• **Information provided**:
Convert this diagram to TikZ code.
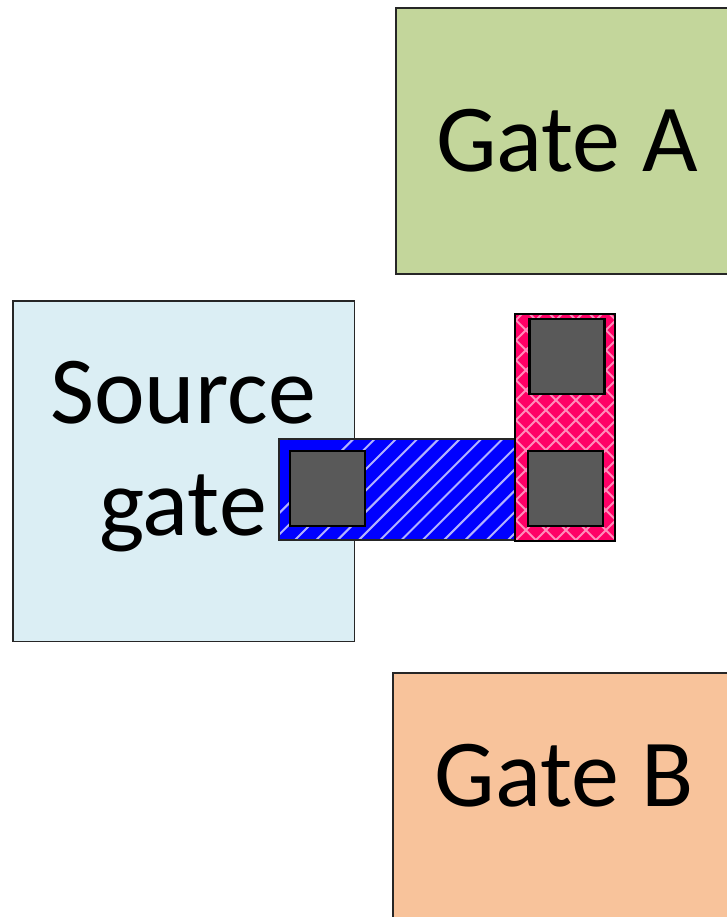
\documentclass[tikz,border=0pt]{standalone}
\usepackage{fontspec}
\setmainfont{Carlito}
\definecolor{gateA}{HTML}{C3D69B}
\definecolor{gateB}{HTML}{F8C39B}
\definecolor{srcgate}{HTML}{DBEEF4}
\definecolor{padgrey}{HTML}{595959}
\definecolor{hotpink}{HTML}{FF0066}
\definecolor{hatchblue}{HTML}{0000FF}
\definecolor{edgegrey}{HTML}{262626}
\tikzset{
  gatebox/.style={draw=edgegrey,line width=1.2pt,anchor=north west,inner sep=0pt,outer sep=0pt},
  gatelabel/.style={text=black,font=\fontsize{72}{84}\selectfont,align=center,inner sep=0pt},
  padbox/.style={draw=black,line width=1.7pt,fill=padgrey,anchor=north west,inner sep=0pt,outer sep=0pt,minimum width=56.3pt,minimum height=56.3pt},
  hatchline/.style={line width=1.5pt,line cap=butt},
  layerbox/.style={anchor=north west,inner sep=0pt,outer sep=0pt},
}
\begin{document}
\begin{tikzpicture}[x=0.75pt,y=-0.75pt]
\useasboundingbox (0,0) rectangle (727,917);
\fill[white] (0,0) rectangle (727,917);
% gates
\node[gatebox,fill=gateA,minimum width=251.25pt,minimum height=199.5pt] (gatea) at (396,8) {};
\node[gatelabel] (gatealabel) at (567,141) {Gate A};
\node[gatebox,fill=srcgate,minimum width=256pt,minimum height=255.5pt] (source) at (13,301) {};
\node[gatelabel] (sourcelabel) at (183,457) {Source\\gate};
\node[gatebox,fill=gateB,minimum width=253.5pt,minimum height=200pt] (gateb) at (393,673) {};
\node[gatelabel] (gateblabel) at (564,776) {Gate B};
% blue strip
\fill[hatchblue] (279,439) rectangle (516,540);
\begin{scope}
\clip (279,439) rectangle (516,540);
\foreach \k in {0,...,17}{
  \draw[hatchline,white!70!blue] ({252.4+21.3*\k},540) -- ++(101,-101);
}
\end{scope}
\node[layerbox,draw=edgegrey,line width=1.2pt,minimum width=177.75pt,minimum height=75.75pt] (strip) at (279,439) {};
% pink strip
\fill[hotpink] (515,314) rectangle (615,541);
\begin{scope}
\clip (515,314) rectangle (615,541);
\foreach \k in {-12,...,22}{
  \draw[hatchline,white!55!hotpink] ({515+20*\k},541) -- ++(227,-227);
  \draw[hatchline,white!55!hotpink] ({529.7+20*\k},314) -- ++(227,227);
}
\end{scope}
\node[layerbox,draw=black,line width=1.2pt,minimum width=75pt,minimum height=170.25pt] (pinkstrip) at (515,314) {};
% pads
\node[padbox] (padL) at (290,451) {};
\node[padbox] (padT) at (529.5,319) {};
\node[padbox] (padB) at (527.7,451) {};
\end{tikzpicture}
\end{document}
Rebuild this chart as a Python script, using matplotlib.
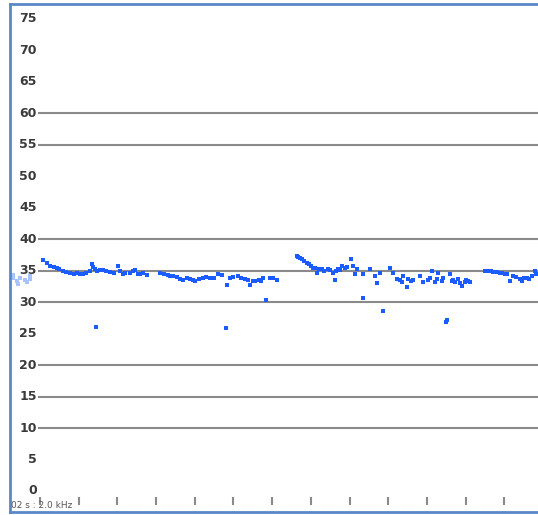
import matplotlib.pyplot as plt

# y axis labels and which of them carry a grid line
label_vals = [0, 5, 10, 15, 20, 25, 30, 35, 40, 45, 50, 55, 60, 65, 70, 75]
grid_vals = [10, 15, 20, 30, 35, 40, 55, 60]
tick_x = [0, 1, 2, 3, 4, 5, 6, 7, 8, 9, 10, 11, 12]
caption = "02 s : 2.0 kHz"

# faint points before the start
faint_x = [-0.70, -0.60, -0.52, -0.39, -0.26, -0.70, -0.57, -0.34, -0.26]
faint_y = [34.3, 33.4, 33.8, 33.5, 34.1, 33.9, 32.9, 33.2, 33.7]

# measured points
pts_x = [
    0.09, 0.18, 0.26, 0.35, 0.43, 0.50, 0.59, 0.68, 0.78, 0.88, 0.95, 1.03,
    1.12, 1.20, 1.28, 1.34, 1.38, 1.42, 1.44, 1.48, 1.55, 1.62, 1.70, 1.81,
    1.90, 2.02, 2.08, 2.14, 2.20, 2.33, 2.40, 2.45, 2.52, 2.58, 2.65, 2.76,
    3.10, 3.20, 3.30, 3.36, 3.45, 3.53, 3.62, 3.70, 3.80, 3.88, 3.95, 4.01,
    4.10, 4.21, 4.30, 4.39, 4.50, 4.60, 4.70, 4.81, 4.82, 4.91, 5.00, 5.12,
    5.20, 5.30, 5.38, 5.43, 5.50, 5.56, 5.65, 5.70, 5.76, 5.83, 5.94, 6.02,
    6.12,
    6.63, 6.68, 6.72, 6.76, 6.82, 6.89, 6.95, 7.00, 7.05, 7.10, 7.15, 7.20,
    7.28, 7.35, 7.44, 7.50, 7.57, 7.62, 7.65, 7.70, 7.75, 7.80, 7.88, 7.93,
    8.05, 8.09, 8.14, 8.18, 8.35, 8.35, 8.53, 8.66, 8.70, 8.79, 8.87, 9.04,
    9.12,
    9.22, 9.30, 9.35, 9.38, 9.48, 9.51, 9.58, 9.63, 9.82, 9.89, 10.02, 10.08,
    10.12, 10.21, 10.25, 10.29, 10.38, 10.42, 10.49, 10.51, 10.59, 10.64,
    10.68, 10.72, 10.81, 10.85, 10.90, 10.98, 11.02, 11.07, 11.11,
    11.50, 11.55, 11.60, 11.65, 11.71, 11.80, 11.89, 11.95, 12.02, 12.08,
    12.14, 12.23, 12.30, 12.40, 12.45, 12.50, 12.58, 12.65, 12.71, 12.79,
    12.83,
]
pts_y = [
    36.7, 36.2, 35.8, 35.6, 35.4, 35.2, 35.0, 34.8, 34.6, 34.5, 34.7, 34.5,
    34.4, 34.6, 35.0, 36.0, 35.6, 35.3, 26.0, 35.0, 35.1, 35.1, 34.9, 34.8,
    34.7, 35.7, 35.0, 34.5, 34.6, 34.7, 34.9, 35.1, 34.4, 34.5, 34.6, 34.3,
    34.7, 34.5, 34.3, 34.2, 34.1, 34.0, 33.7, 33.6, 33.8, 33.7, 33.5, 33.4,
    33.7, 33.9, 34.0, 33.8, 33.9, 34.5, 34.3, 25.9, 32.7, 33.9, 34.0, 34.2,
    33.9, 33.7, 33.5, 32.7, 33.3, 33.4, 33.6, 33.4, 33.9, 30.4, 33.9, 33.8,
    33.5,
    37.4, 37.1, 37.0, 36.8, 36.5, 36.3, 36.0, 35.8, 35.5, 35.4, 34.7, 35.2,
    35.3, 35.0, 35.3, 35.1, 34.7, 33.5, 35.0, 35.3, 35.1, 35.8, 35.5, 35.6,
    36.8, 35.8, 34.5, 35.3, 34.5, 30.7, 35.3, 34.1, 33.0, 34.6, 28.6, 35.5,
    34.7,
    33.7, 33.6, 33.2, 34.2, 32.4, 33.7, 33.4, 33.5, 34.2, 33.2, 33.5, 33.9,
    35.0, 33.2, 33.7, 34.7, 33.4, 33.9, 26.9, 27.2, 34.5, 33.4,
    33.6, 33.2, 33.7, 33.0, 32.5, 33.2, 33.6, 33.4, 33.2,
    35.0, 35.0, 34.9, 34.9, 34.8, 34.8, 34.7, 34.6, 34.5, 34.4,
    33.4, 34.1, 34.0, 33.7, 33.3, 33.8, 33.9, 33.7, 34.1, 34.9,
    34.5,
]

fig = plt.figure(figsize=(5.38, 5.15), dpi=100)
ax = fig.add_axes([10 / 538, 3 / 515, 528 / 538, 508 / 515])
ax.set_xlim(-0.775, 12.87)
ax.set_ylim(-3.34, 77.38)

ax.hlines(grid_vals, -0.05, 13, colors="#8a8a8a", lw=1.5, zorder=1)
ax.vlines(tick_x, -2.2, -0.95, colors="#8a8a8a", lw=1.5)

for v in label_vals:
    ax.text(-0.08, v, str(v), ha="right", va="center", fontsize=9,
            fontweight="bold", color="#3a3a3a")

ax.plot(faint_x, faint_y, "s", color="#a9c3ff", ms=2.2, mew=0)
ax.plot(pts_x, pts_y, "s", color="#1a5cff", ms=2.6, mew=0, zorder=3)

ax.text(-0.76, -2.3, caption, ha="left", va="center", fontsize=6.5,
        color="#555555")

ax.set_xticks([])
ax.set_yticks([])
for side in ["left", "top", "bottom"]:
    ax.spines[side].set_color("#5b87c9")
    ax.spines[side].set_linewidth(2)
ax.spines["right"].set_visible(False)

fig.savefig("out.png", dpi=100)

• **Problem requirements**:
Without the pictures, write out exactly the lines from the one that has "Rebuild this chart" down to the one that has "faint_y = [34.3, 33.4, 33.8, 33.5, 34.1, 33.9, 32.9, 33.2, 33.7]", both included.

• **Task solution**:
Rebuild this chart as a Python script, using matplotlib.
import matplotlib.pyplot as plt

# y axis labels and which of them carry a grid line
label_vals = [0, 5, 10, 15, 20, 25, 30, 35, 40, 45, 50, 55, 60, 65, 70, 75]
grid_vals = [10, 15, 20, 30, 35, 40, 55, 60]
tick_x = [0, 1, 2, 3, 4, 5, 6, 7, 8, 9, 10, 11, 12]
caption = "02 s : 2.0 kHz"

# faint points before the start
faint_x = [-0.70, -0.60, -0.52, -0.39, -0.26, -0.70, -0.57, -0.34, -0.26]
faint_y = [34.3, 33.4, 33.8, 33.5, 34.1, 33.9, 32.9, 33.2, 33.7]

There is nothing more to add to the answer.